# Week 7 (10/28/2020)
With the dev team working to add enemy models, we can now proceed with defining and scripting their behaviour, and refining it with playtesting and internal reviews. We want the game to technically have quite a steep ascent to a high difficulty, and build on it to make the game even more difficult. However, due to the resurrection mechanic, this will be perceived as an easier game (given of course that the player gets comfortable with the concept of sacrificing their current run to help the next one succeed).
After playing the game with a more accurate representations of the enemy models added in, I spoke to my team about taking the game in a more impressionistic direction, rather than a realistic one. Not only will this work to reinforce the themes and aesthetics we had initially agreed upon, but also free us from the requirement of making a game grounded in our reality, and we can strategize around how that may help us decrease the development debt of making a realistic environment, and all the extraneous atmospherics that entails.

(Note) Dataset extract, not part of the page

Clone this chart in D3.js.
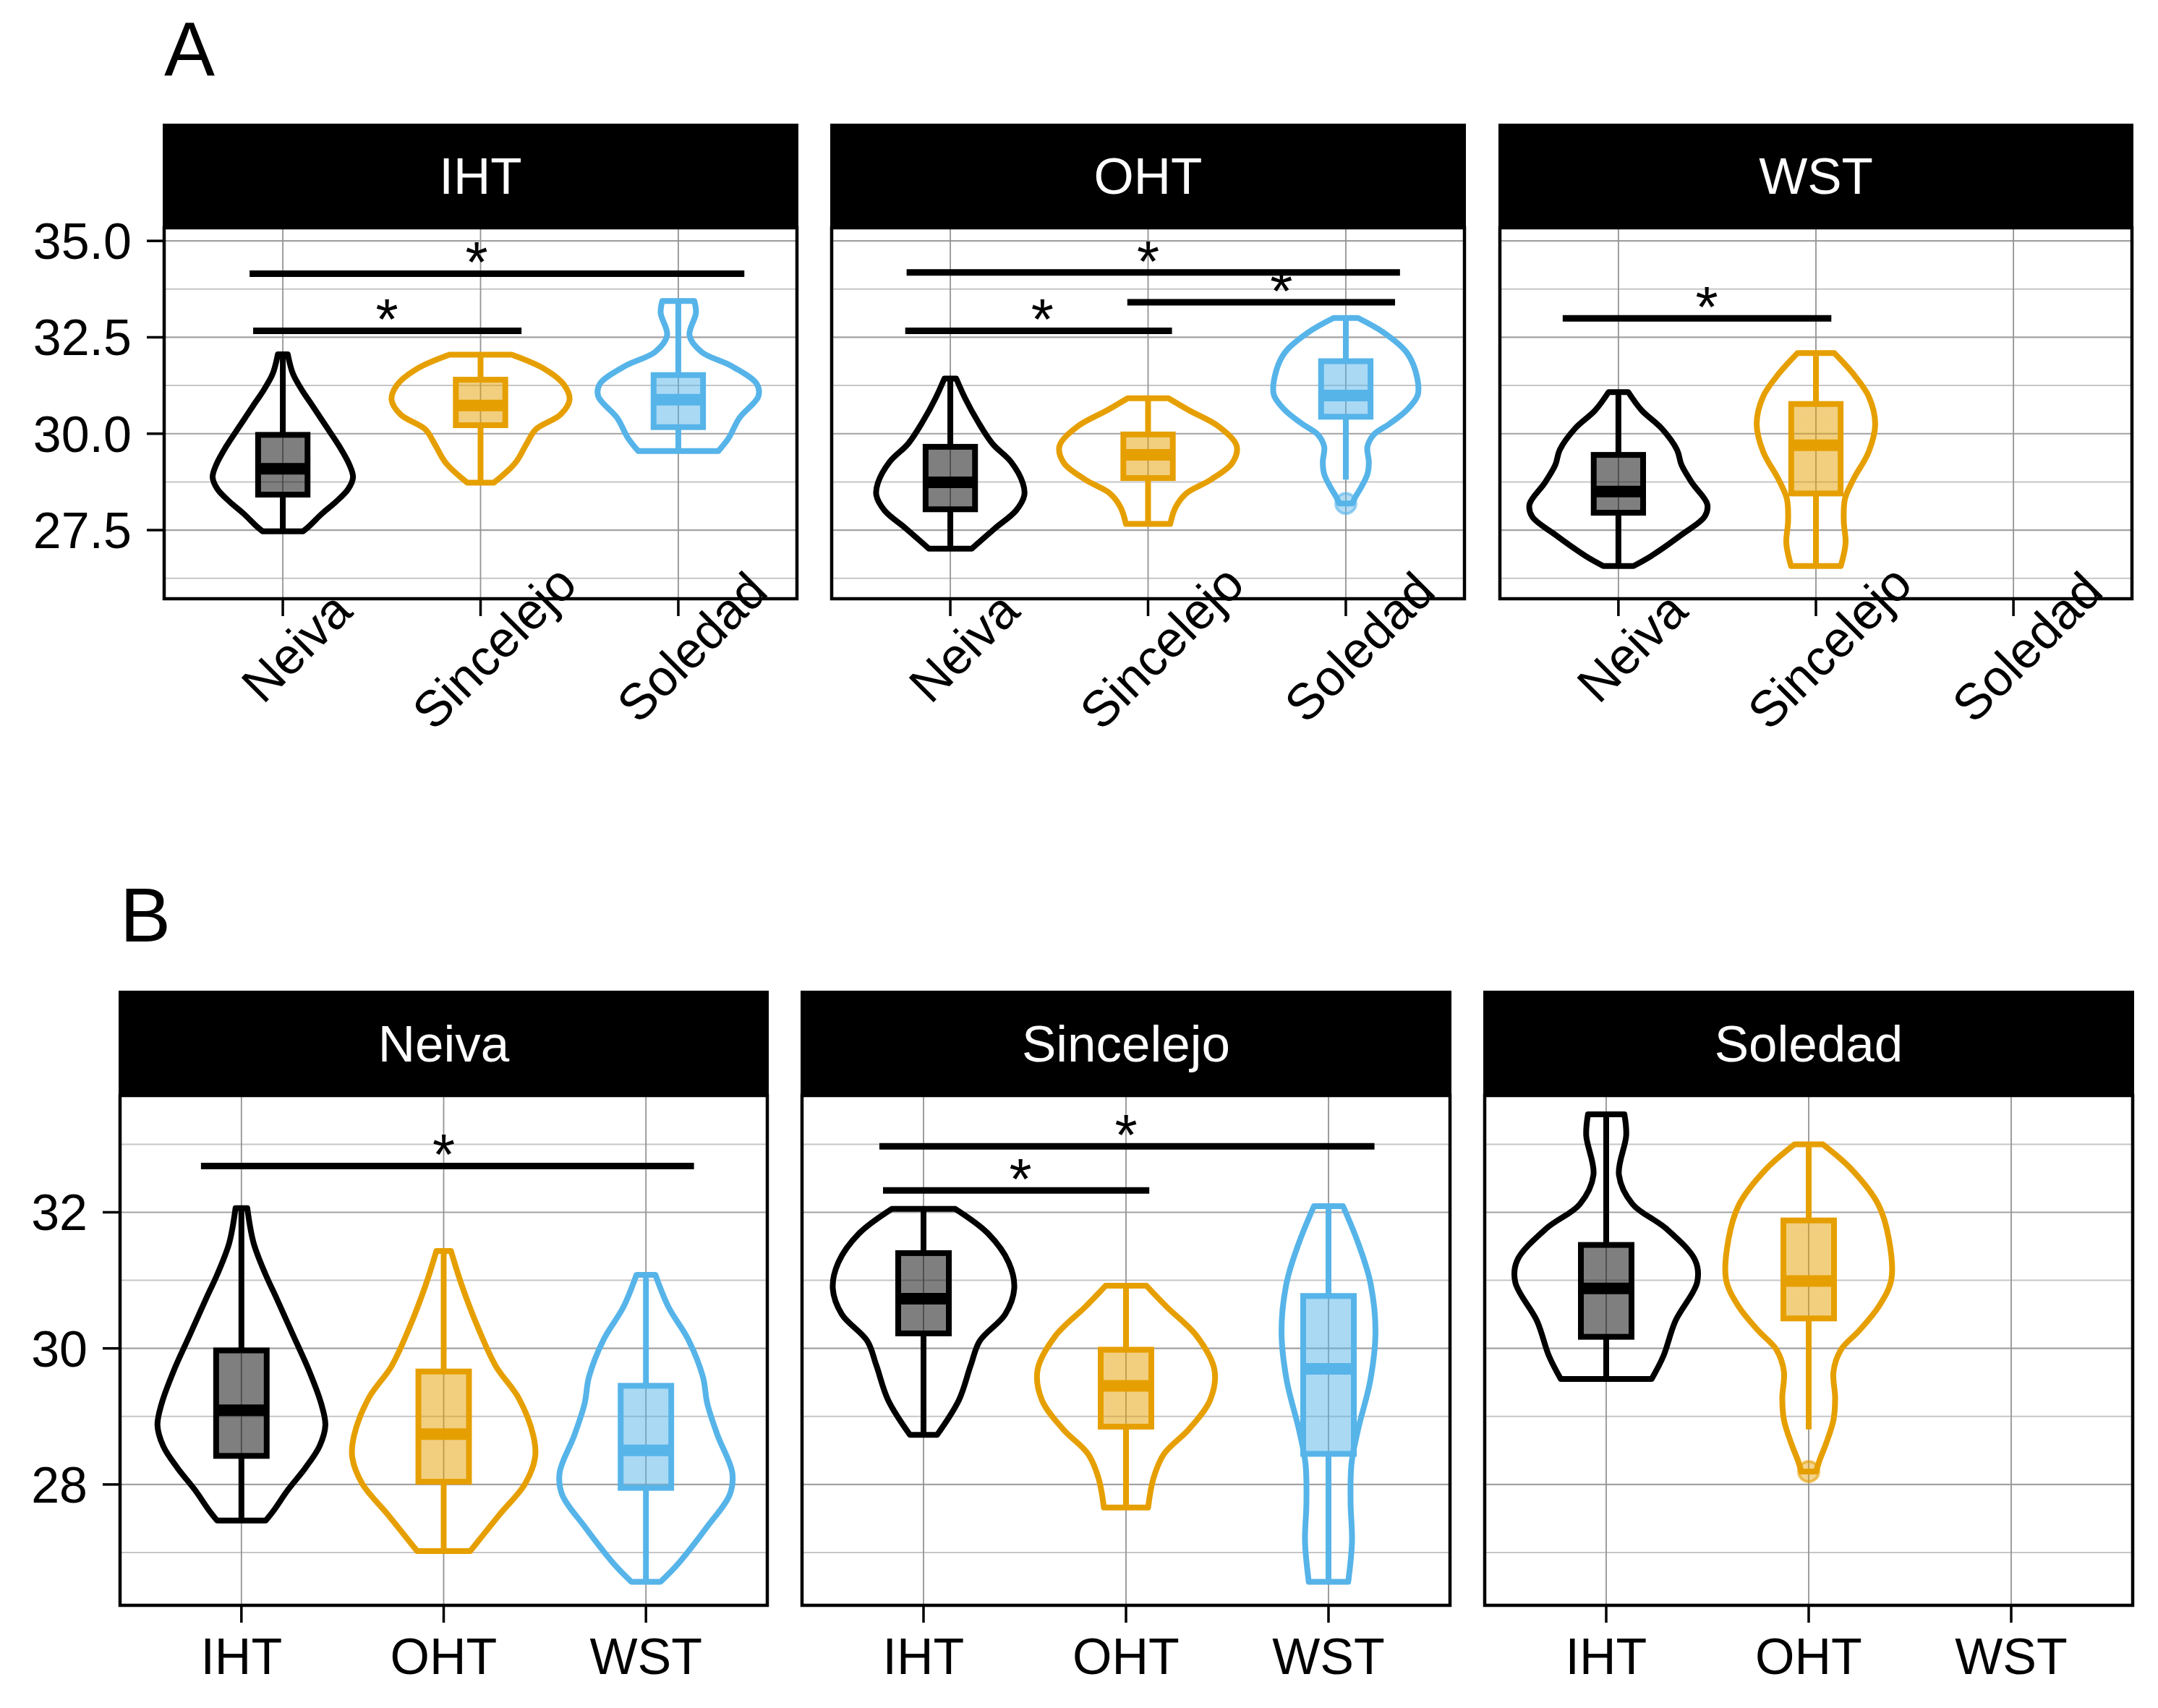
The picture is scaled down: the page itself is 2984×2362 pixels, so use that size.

Once the enemy models are added in, I can stop being a game director and jump into the role of game & level designer. The dev team and the art team have have been extremely well co-ordinated in ensuring that all assets in the game work as intended, and that we can easily build prefabs with models and scripts that can speed up the process of testing and iterating on the level, much like how procedural generation helped us gauge how difficult the game needed to be in the prototyping stage.